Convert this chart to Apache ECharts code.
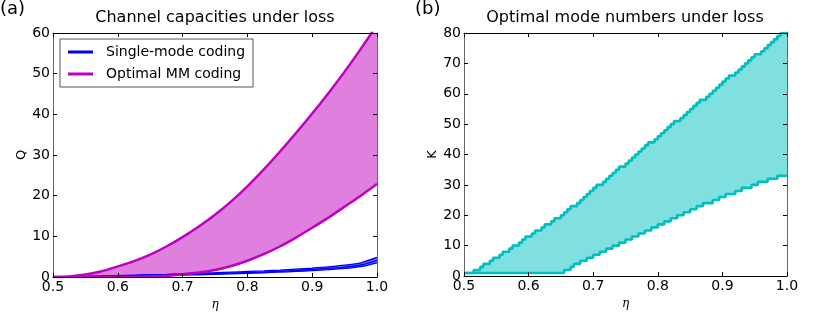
<!DOCTYPE html>
<html>
<head>
<meta charset="utf-8">
<script src="https://cdn.jsdelivr.net/npm/echarts@6/dist/echarts.min.js"></script>
<style>
html,body{margin:0;padding:0;background:#fff;}
#chart{width:830px;height:316px;}
</style>
</head>
<body>
<div id="chart"></div>
<script>
// ---- Panel (a) data: channel capacities Q vs eta ----
const etaA = [0.5, 0.525, 0.55, 0.575, 0.6, 0.625, 0.65, 0.675, 0.7, 0.725, 0.75, 0.775, 0.8, 0.825, 0.85, 0.875, 0.9, 0.925, 0.95, 0.975, 1.0];
const qMMUpper = [0, 0.15, 0.6, 1.4, 2.6, 3.9, 5.5, 7.5, 9.8, 12.4, 15.3, 18.6, 22.3, 26.4, 30.8, 35.4, 40.2, 45.2, 50.5, 56.1, 62.0];
const qMMLower = [0, 0, 0, 0, 0, 0.04, 0.12, 0.3, 0.7, 1.1, 1.7, 2.7, 4.0, 5.6, 7.5, 9.7, 12.1, 14.6, 17.3, 20.0, 22.9];
const qSMUpper = [0, 0.07, 0.15, 0.25, 0.35, 0.45, 0.55, 0.67, 0.8, 0.92, 1.05, 1.2, 1.35, 1.5, 1.7, 1.95, 2.2, 2.5, 2.9, 3.5, 4.8];
const qSMMid   = [0, 0.04, 0.1, 0.17, 0.25, 0.33, 0.42, 0.51, 0.6, 0.7, 0.82, 0.95, 1.08, 1.22, 1.4, 1.6, 1.85, 2.1, 2.45, 2.95, 4.1];
const qSMLower = [0, 0.02, 0.05, 0.1, 0.15, 0.22, 0.3, 0.37, 0.45, 0.55, 0.65, 0.77, 0.9, 1.03, 1.2, 1.37, 1.55, 1.8, 2.1, 2.55, 3.5];

// ---- Panel (b) data: optimal mode numbers K vs eta ----
const etaB = [
  0.500,0.505,0.510,0.515,0.520,0.525,0.530,0.535,0.540,0.545,
  0.550,0.555,0.560,0.565,0.570,0.575,0.580,0.585,0.590,0.595,
  0.600,0.605,0.610,0.615,0.620,0.625,0.630,0.635,0.640,0.645,
  0.650,0.655,0.660,0.665,0.670,0.675,0.680,0.685,0.690,0.695,
  0.700,0.705,0.710,0.715,0.720,0.725,0.730,0.735,0.740,0.745,
  0.750,0.755,0.760,0.765,0.770,0.775,0.780,0.785,0.790,0.795,
  0.800,0.805,0.810,0.815,0.820,0.825,0.830,0.835,0.840,0.845,
  0.850,0.855,0.860,0.865,0.870,0.875,0.880,0.885,0.890,0.895,
  0.900,0.905,0.910,0.915,0.920,0.925,0.930,0.935,0.940,0.945,
  0.950,0.955,0.960,0.965,0.970,0.975,0.980,0.985,0.990,0.995,
  1.000];
const kUpper = [
  1,1,1,2,2,3,4,4,5,6,
  6,7,8,8,9,10,10,11,12,13,
  13,14,15,15,16,17,17,18,19,19,
  20,21,22,23,23,24,25,26,27,28,
  29,30,30,31,32,33,34,35,36,36,
  37,38,39,40,41,42,43,44,44,45,
  46,47,48,49,50,51,51,52,53,54,
  55,56,57,58,58,59,60,61,62,63,
  64,65,66,66,67,68,69,70,71,72,
  73,73,74,75,76,77,78,79,80,80,
  81];
const kLower = [
  1,1,1,1,1,1,1,1,1,1,
  1,1,1,1,1,1,1,1,1,1,
  1,1,1,1,1,1,1,1,1,1,
  1,2,2,3,4,4,5,5,6,6,
  7,7,8,8,9,9,10,10,11,11,
  12,12,13,13,14,14,15,15,16,16,
  17,17,18,18,19,19,20,20,21,21,
  22,22,23,23,24,24,24,25,25,26,
  26,27,27,27,28,28,29,29,29,30,
  30,31,31,31,32,32,32,33,33,33,
  33];

// ---- Text ----
const titleA = 'Channel capacities under loss';
const titleB = 'Optimal mode numbers under loss';
const legendNames = ['Single-mode coding', 'Optimal MM coding'];

const pairs = (xs, ys) => xs.map((x, i) => [x, ys[i]]);

const FONT = 'DejaVu Sans';
const MAG = '#bf00bf', MAGFILL = '#df80df', BLUE = '#0000ff', CYAN = '#00bfbf', CYANFILL = '#80dfdf';

// Fill between two curves, positioned through the axes (api.coord).
function band(xs, up, lo, step, fill, opacity) {
  return function (params, api) {
    const top = [], bot = [];
    const n = xs.length;
    for (let i = 0; i < n; i++) {
      top.push(api.coord([xs[i], up[i]]));
      bot.push(api.coord([xs[i], lo[i]]));
      if (step && i < n - 1) {
        top.push(api.coord([xs[i + 1], up[i]]));
        bot.push(api.coord([xs[i + 1], lo[i]]));
      }
    }
    return {
      type: 'polygon',
      shape: {points: top.concat(bot.reverse())},
      style: {fill: fill, opacity: opacity, stroke: null}
    };
  };
}

function xAxes(grid, name) {
  const base = {
    gridIndex: grid, type: 'value', min: 0.5, max: 1.0, interval: 0.1, z: 5,
    splitLine: {show: false},
    axisTick: {show: true, inside: true, length: 4, lineStyle: {color: '#000'}},
  };
  return [
    Object.assign({}, base, {
      position: 'bottom',
      axisLine: {show: true, onZero: false, lineStyle: {color: '#000', width: 1}},
      axisLabel: {show: true, margin: 3, fontSize: 14, color: '#000', fontFamily: FONT,
                  formatter: v => v.toFixed(1)},
      name: name, nameLocation: 'middle', nameGap: 13,
      nameTextStyle: {fontFamily: 'DejaVu Serif', fontStyle: 'italic', fontSize: 12, color: '#000'}
    }),
    Object.assign({}, base, {
      position: 'top',
      axisLine: {show: true, onZero: false, lineStyle: {color: '#000', width: 1}},
      axisLabel: {show: false}
    })
  ];
}
function yAxes(grid, max, name) {
  const base = {
    gridIndex: grid, type: 'value', min: 0, max: max, interval: 10, z: 5,
    splitLine: {show: false},
    axisTick: {show: true, inside: true, length: 4, lineStyle: {color: '#000'}},
  };
  return [
    Object.assign({}, base, {
      position: 'left',
      axisLine: {show: true, onZero: false, lineStyle: {color: '#666', width: 1}},
      axisLabel: {show: true, margin: 3, fontSize: 14, color: '#000', fontFamily: FONT},
      name: name, nameLocation: 'middle', nameGap: 25,
      nameTextStyle: {fontFamily: FONT, fontSize: 13, color: '#000'}
    }),
    Object.assign({}, base, {
      position: 'right',
      axisLine: {show: true, onZero: false, lineStyle: {color: '#666', width: 1}},
      axisLabel: {show: false}
    })
  ];
}

const lineBase = {type: 'line', showSymbol: false, symbol: 'none', silent: true, animation: false};

const series = [
  // Panel (a)
  {type: 'custom', name: 'mmFill', xAxisIndex: 0, yAxisIndex: 0, clip: true, silent: true, z: 1,
   data: [[0.75, 10]], renderItem: band(etaA, qMMUpper, qMMLower, false, MAGFILL, 1)},
  {type: 'custom', name: 'smFill', xAxisIndex: 0, yAxisIndex: 0, clip: true, silent: true, z: 2,
   data: [[0.75, 1]], renderItem: band(etaA, qSMUpper, qSMLower, false, BLUE, 0.55)},
  Object.assign({}, lineBase, {name: legendNames[0], xAxisIndex: 0, yAxisIndex: 0, smooth: 0.3,
    data: pairs(etaA, qSMUpper), lineStyle: {color: BLUE, width: 1.3}, itemStyle: {color: BLUE}, z: 3}),
  Object.assign({}, lineBase, {name: 'smMid', xAxisIndex: 0, yAxisIndex: 0, smooth: 0.3,
    data: pairs(etaA, qSMMid), lineStyle: {color: BLUE, width: 1.3}, z: 3}),
  Object.assign({}, lineBase, {name: 'smLow', xAxisIndex: 0, yAxisIndex: 0, smooth: 0.3,
    data: pairs(etaA, qSMLower), lineStyle: {color: BLUE, width: 1.3}, z: 3}),
  Object.assign({}, lineBase, {name: legendNames[1], xAxisIndex: 0, yAxisIndex: 0, smooth: 0.3,
    data: pairs(etaA, qMMUpper), lineStyle: {color: MAG, width: 2.5}, itemStyle: {color: MAG}, z: 4}),
  Object.assign({}, lineBase, {name: 'mmLow', xAxisIndex: 0, yAxisIndex: 0, smooth: 0.3,
    data: pairs(etaA, qMMLower), lineStyle: {color: MAG, width: 2.5}, z: 4}),

  // Panel (b)
  {type: 'custom', name: 'kFill', xAxisIndex: 2, yAxisIndex: 2, clip: true, silent: true, z: 1,
   data: [[0.75, 20]], renderItem: band(etaB, kUpper, kLower, true, CYANFILL, 1)},
  Object.assign({}, lineBase, {name: 'kLow', xAxisIndex: 2, yAxisIndex: 2, step: 'end',
    data: pairs(etaB, kLower), lineStyle: {color: CYAN, width: 2.6}, z: 3}),
  Object.assign({}, lineBase, {name: 'kUp', xAxisIndex: 2, yAxisIndex: 2, step: 'end',
    data: pairs(etaB, kUpper), lineStyle: {color: CYAN, width: 2.6}, z: 3})
];

const option = {
  backgroundColor: '#fff',
  animation: false,
  title: [
    {text: '(a)', left: 0, top: 0, padding: 0, textStyle: {fontFamily: FONT, fontSize: 18, fontWeight: 'normal', color: '#000'}},
    {text: '(b)', left: 415, top: 0, padding: 0, textStyle: {fontFamily: FONT, fontSize: 18, fontWeight: 'normal', color: '#000'}},
    {text: titleA, left: 215, textAlign: 'center', top: 10, padding: 0, textStyle: {fontFamily: FONT, fontSize: 16, fontWeight: 'normal', color: '#000'}},
    {text: titleB, left: 625, textAlign: 'center', top: 10, padding: 0, textStyle: {fontFamily: FONT, fontSize: 16, fontWeight: 'normal', color: '#000'}}
  ],
  legend: {
    show: true, orient: 'vertical', left: 60, top: 39,
    data: [{name: legendNames[0], icon: 'rect'}, {name: legendNames[1], icon: 'rect'}],
    itemWidth: 25, itemHeight: 3, itemGap: 8,
    padding: [6, 8, 6, 8],
    borderColor: '#555', borderWidth: 1, backgroundColor: '#fff',
    textStyle: {fontFamily: FONT, fontSize: 14, color: '#000', padding: [0, 0, 0, 8]},
    selectedMode: false
  },
  grid: [
    {left: 53, top: 33, width: 324, height: 244, show: false},
    {left: 464, top: 33, width: 323, height: 243, show: false}
  ],
  xAxis: [...xAxes(0, 'η'), ...xAxes(1, 'η')],
  yAxis: [...yAxes(0, 60, 'Q'), ...yAxes(1, 80, 'K')],
  series: series
};

const chart = echarts.init(document.getElementById('chart'), null, {renderer: 'canvas'});
chart.setOption(option);
</script>
</body>
</html>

= = = = = = =

*Directions*
Return, unchanged, the lines from the first line of the material through the line that holds "2.1, 2.55, 3.5];", inclusive, omitting pictures.

*Result of the task*
Convert this chart to Apache ECharts code.
<!DOCTYPE html>
<html>
<head>
<meta charset="utf-8">
<script src="https://cdn.jsdelivr.net/npm/echarts@6/dist/echarts.min.js"></script>
<style>
html,body{margin:0;padding:0;background:#fff;}
#chart{width:830px;height:316px;}
</style>
</head>
<body>
<div id="chart"></div>
<script>
// ---- Panel (a) data: channel capacities Q vs eta ----
const etaA = [0.5, 0.525, 0.55, 0.575, 0.6, 0.625, 0.65, 0.675, 0.7, 0.725, 0.75, 0.775, 0.8, 0.825, 0.85, 0.875, 0.9, 0.925, 0.95, 0.975, 1.0];
const qMMUpper = [0, 0.15, 0.6, 1.4, 2.6, 3.9, 5.5, 7.5, 9.8, 12.4, 15.3, 18.6, 22.3, 26.4, 30.8, 35.4, 40.2, 45.2, 50.5, 56.1, 62.0];
const qMMLower = [0, 0, 0, 0, 0, 0.04, 0.12, 0.3, 0.7, 1.1, 1.7, 2.7, 4.0, 5.6, 7.5, 9.7, 12.1, 14.6, 17.3, 20.0, 22.9];
const qSMUpper = [0, 0.07, 0.15, 0.25, 0.35, 0.45, 0.55, 0.67, 0.8, 0.92, 1.05, 1.2, 1.35, 1.5, 1.7, 1.95, 2.2, 2.5, 2.9, 3.5, 4.8];
const qSMMid   = [0, 0.04, 0.1, 0.17, 0.25, 0.33, 0.42, 0.51, 0.6, 0.7, 0.82, 0.95, 1.08, 1.22, 1.4, 1.6, 1.85, 2.1, 2.45, 2.95, 4.1];
const qSMLower = [0, 0.02, 0.05, 0.1, 0.15, 0.22, 0.3, 0.37, 0.45, 0.55, 0.65, 0.77, 0.9, 1.03, 1.2, 1.37, 1.55, 1.8, 2.1, 2.55, 3.5];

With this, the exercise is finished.